Reversing Roe, the recent Netflix documentary directed by Ricki Stern and Annie Sundberg, is billed as a film that “lifts the lid on a decades-long political attempt to overturn Roe v. Wade.” But while the film purportedly gives a thorough overview of abortion politics since the 1960s, it leaves out several major events essential to any history of the political attempt to overturn Roe.
The film charts the pre-Roe history of abortion politics, discusses the legalization of abortion in both California and New York, and tackles the abortion debates of the 1980s and ’90s. It covers the 1989 Webster v. Reproductive Health Services decision, Planned Parenthood v. Casey, and the Supreme Court’s 2007 Gonzalez v. Carhart decision, which upheld the federal partial birth abortion ban signed into law by President George W. Bush. Stern and Sundberg have gathered historical footage of key events in the history of abortion politics and one-on-one interviews with prominent figures on both sides of the abortion debate (including Gloria Steinem, journalist Linda Greenhouse, and Troy Newman of Operation Rescue). The film even includes candid conversations with lesser-known individuals, such as abortionist Colleen McNicholas and Reverend Tom Davis of the Clergy Consultation Service, an organization which helped women obtain abortions before abortion was legalized.
But the film overlooks many important events. For instance, there is nothing about pro-life efforts to enact a human life amendment to the U.S. Constitution—even though that was pro-lifers' most important political goal from the Roe v. Wade decision until the early 1980s. Stern and Sundberg also failed to cover the 1987 defeat of Robert Bork’s nomination to the Supreme Court. The Bork nomination galvanized both opponents and supporters of legal abortion because many analysts thought Bork would be the fifth vote to overturn Roe v. Wade. Bork’s defeat marked the first time that an otherwise qualified Supreme Court nominee was defeated for ideological reasons. The film discusses at significant length how the Republican Party became more pro-life, but there is no corresponding discussion of how the Democratic Party became stronger in its support for legal abortion.
Last year, the producers contacted a number of pro-life leaders and took considerable pains to assure them that Reversing Roe would be a fair and balanced documentary. However, the only contemporary female pro-life leader that appears in the film is National Right to Life Committee President Carol Tobias. Jeanne Mancini, the president of the March for Life, appears nowhere in the film. Pro-life activist Abby Johnson, Destiny Herndon-De La Rosa of New Wave Feminists, George Mason University Law Professor Helen Alvaré, and Americans United for Life president Catherine Glenn Foster were all interviewed by the film's producers, but their comments do not appear in the final product. As a result, nearly all of the pro-life activists in the movie are men—an inaccurate depiction of the pro-life movement today.

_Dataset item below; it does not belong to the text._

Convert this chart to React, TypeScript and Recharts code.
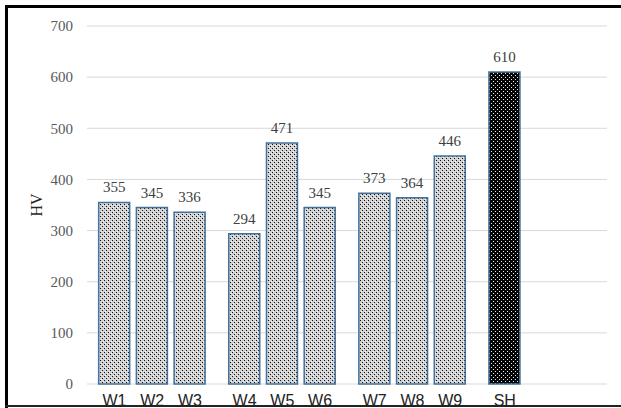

Moreover, the film’s description of how the Republican Party became more pro-life is biased. It insinuates that Republican candidates were manipulated by socially conservative political operatives like Phyllis Schlafly and Paul Weyrich. During the 1970s and 1980s, political consultants did encourage Republican candidates to espouse pro-life views to appeal to conservative Democrats. However, the Republican Party became pro-life because, over time, pro-life candidates simply became more popular among Republican voters. The documentary suggests Republican candidates cynically used abortion as a wedge issue to attract working-class white voters because appeals rooted in race or racism were no longer effective. However, the film provides no evidence that Republican candidates or Republican voters were motivated by any kind of racial animus.
The only prominent journalist interviewed is Linda Greenhouse of the New York Times, a strong supporter of legal abortion. Greenhouse has covered the Supreme Court for the New York Times since 1978 and provides interesting commentary. But no prominent pro-life journalist appears anywhere in Reversing Roe. Similarly, the film provides legal analysis from Kathryn Kolbert, who argued Planned Parenthood v. Casey before the Supreme Court and is sometimes credited for saving Roe v. Wade. But no prominent pro-life litigator appears anywhere in the movie.

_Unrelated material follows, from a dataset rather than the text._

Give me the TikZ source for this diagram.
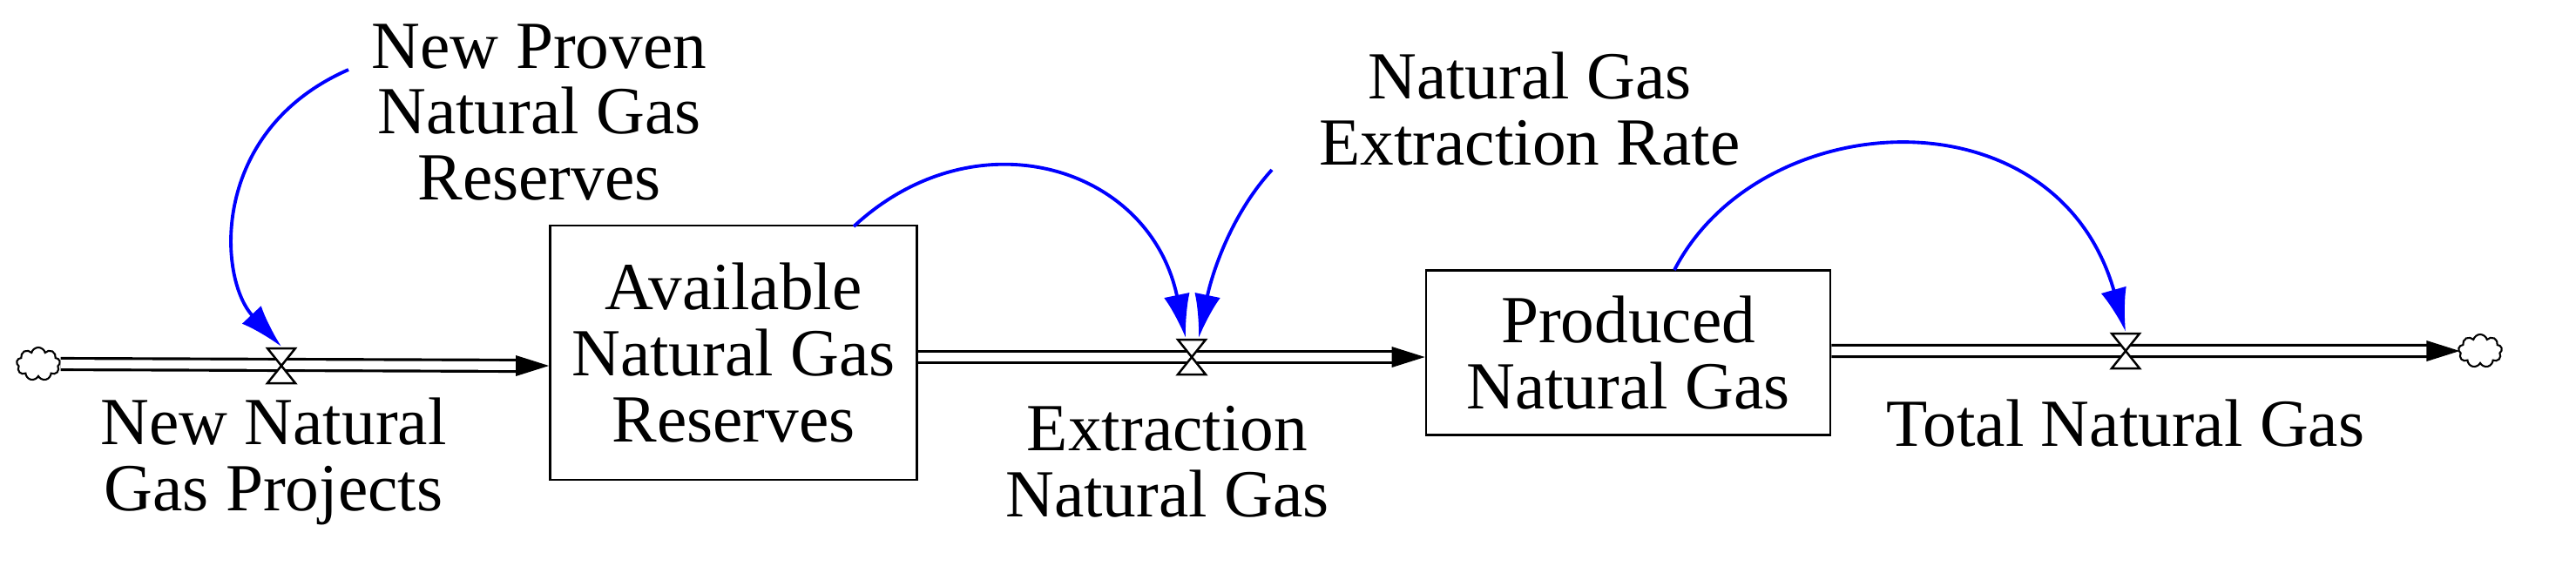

Reversing Roe features fascinating archival footage of key events in America’s ongoing debate over legal abortion and includes some insightful interviews with prominent pro-life leaders and activists including Troy Newman, Carol Tobias, Family Research Council President Tony Perkins, John Seago of Texas Right to Life, and Deacon Sam Lee, who has been doing pro-life legislative work in Missouri since the 1980s. But unfortunately, Reversing Roe’s exclusion of many prominent pro-life women and biased presentation of many important events make it an incomplete picture of the pro-life movement after Roe v. Wade.